-- START OF Data section --

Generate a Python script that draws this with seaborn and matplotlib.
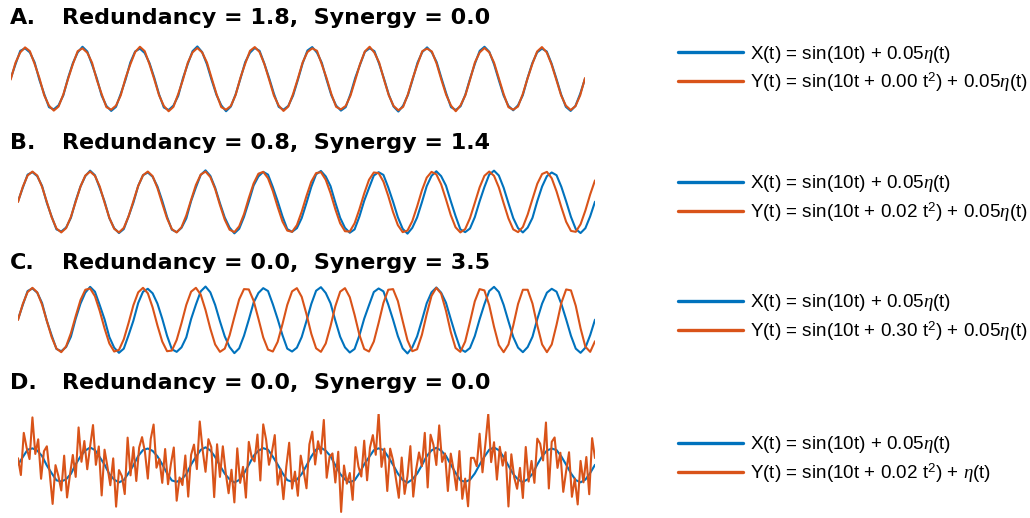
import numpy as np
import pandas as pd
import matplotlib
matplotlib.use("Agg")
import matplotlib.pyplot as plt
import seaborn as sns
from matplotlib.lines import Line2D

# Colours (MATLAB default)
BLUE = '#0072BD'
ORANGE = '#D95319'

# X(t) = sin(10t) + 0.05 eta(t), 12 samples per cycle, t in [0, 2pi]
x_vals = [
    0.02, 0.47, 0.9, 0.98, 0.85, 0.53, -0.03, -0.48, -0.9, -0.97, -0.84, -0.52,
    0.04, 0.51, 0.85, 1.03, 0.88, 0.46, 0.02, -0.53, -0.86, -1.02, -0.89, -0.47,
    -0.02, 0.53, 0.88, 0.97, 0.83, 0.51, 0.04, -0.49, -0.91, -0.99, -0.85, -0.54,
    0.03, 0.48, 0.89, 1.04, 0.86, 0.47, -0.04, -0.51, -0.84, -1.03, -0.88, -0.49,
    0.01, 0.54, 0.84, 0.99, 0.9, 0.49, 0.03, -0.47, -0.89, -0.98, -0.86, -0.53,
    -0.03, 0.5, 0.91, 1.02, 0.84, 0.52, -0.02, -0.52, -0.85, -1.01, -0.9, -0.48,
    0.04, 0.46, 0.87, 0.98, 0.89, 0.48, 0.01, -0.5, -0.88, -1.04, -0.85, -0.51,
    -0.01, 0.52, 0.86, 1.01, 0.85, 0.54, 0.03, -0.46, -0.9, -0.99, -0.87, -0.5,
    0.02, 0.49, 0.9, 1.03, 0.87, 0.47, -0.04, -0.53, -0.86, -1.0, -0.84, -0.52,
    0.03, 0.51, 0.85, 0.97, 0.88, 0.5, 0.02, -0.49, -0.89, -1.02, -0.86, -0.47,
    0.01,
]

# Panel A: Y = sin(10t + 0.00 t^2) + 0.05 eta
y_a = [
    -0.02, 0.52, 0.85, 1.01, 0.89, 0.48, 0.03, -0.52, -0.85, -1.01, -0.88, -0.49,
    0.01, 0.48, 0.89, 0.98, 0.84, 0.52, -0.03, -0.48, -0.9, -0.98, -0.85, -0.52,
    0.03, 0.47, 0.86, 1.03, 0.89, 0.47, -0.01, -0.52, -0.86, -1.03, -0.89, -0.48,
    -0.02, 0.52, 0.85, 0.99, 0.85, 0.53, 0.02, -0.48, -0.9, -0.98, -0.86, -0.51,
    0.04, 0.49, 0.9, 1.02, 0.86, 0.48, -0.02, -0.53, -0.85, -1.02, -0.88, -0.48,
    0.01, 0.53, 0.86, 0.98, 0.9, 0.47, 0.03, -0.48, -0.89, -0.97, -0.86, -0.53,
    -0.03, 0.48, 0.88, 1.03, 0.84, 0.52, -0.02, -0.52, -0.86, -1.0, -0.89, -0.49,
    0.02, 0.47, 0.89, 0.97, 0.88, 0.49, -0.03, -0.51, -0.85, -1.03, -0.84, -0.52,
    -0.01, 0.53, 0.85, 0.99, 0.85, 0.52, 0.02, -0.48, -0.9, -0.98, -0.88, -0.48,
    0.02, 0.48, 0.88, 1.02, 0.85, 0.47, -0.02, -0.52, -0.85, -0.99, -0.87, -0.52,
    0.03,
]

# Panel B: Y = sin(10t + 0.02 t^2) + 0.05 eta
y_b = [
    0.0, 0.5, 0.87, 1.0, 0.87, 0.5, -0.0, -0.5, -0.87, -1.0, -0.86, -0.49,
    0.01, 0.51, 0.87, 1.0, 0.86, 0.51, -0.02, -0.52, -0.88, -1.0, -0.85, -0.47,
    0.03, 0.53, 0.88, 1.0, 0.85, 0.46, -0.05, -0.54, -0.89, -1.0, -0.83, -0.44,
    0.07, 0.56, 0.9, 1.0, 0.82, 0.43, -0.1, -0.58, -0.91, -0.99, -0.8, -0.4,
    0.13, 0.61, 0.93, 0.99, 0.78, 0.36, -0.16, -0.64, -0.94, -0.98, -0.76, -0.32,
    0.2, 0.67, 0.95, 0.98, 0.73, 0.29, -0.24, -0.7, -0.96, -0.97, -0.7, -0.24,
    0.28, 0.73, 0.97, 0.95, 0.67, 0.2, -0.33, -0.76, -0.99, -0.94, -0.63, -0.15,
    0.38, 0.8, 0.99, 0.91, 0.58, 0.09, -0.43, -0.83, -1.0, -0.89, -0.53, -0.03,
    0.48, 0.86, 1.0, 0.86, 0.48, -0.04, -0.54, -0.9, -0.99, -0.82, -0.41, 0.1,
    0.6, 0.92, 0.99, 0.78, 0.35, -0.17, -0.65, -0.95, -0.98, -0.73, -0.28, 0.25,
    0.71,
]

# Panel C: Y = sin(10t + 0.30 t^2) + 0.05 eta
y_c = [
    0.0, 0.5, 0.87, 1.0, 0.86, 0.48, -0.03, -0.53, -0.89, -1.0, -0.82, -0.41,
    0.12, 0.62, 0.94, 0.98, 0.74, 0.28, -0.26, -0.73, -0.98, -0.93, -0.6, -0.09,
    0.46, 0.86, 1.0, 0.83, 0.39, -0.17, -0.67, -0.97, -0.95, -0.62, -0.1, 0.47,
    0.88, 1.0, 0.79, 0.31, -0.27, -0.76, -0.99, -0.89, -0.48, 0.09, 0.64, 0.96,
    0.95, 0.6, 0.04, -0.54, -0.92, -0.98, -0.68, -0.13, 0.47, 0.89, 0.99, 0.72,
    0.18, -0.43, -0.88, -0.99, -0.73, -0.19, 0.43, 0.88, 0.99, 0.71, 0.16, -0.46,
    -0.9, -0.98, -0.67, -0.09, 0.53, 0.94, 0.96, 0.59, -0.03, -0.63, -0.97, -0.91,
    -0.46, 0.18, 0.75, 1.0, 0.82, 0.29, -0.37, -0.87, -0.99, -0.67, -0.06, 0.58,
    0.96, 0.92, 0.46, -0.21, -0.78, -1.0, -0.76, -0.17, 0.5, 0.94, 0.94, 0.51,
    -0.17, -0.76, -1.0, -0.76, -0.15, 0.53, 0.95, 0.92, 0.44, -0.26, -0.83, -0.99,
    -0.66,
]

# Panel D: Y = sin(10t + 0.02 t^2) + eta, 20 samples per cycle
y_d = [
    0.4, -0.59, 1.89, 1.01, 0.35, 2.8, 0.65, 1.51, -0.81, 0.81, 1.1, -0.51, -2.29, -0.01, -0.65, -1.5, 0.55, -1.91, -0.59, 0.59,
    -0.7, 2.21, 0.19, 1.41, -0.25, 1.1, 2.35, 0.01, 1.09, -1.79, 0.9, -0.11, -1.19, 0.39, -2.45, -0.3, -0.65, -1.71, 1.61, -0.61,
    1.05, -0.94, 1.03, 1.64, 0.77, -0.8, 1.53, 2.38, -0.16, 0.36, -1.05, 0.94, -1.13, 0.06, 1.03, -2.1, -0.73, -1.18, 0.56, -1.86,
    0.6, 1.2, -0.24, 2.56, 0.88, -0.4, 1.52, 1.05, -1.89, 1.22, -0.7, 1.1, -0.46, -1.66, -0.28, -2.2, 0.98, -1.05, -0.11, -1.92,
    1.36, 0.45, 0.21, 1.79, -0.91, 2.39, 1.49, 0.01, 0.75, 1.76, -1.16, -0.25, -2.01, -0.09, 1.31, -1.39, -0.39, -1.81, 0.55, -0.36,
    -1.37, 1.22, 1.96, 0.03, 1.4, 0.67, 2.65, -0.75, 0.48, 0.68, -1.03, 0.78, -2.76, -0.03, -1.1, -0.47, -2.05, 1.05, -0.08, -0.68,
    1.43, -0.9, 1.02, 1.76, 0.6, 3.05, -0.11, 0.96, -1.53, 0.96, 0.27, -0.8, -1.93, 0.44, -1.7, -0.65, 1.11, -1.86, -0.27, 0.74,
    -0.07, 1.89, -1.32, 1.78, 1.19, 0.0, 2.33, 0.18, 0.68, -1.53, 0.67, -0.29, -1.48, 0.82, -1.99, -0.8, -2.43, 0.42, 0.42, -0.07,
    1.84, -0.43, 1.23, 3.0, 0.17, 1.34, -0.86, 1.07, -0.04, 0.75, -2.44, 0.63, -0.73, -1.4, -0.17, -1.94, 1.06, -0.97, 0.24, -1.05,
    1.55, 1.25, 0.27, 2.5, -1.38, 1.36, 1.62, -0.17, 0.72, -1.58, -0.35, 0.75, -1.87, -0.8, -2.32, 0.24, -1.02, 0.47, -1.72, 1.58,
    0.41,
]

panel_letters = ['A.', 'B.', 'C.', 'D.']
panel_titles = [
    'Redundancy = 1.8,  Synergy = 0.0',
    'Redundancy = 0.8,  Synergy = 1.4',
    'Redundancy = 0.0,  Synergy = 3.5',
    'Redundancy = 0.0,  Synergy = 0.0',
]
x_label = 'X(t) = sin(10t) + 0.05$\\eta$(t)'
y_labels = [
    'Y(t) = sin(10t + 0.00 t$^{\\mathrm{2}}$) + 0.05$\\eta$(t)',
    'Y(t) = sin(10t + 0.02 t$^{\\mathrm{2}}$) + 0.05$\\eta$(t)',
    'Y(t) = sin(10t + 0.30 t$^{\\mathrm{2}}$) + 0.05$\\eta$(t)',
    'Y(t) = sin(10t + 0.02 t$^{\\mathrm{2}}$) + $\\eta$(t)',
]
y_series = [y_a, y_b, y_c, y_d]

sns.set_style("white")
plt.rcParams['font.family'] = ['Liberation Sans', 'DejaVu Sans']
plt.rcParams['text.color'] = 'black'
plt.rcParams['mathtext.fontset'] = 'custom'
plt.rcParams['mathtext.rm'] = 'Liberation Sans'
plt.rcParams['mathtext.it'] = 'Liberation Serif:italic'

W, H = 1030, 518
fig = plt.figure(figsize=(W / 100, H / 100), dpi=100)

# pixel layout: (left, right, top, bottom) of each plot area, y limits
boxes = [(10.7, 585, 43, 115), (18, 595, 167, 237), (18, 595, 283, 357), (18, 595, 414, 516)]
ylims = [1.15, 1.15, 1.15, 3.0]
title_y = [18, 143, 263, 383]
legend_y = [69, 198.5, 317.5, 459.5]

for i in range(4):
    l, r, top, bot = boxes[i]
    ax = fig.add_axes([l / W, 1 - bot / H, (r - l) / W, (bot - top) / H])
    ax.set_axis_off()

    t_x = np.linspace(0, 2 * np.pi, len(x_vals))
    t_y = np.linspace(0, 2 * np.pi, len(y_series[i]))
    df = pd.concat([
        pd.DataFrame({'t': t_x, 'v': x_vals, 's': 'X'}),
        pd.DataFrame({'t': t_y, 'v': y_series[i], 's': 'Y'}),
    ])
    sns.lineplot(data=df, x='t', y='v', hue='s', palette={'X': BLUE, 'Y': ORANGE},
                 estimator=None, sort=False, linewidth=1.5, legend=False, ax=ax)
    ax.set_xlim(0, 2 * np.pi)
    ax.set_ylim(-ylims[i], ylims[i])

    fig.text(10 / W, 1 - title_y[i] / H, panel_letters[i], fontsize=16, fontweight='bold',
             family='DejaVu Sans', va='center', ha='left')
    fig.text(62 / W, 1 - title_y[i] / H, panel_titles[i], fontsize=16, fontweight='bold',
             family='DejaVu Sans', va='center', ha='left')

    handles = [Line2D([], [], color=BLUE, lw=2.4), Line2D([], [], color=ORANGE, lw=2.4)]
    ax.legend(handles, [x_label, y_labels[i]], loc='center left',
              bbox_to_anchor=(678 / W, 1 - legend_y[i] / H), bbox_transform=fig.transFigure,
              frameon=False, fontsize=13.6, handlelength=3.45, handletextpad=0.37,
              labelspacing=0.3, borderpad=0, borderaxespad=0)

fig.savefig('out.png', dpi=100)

-- END OF Data section --

◆ **Instructions to follow**: Pick out the lines that include the word "matplotlib" and write them out.

◆ **Response**:
Generate a Python script that draws this with seaborn and matplotlib.
import matplotlib
matplotlib.use("Agg")
import matplotlib.pyplot as plt
from matplotlib.lines import Line2D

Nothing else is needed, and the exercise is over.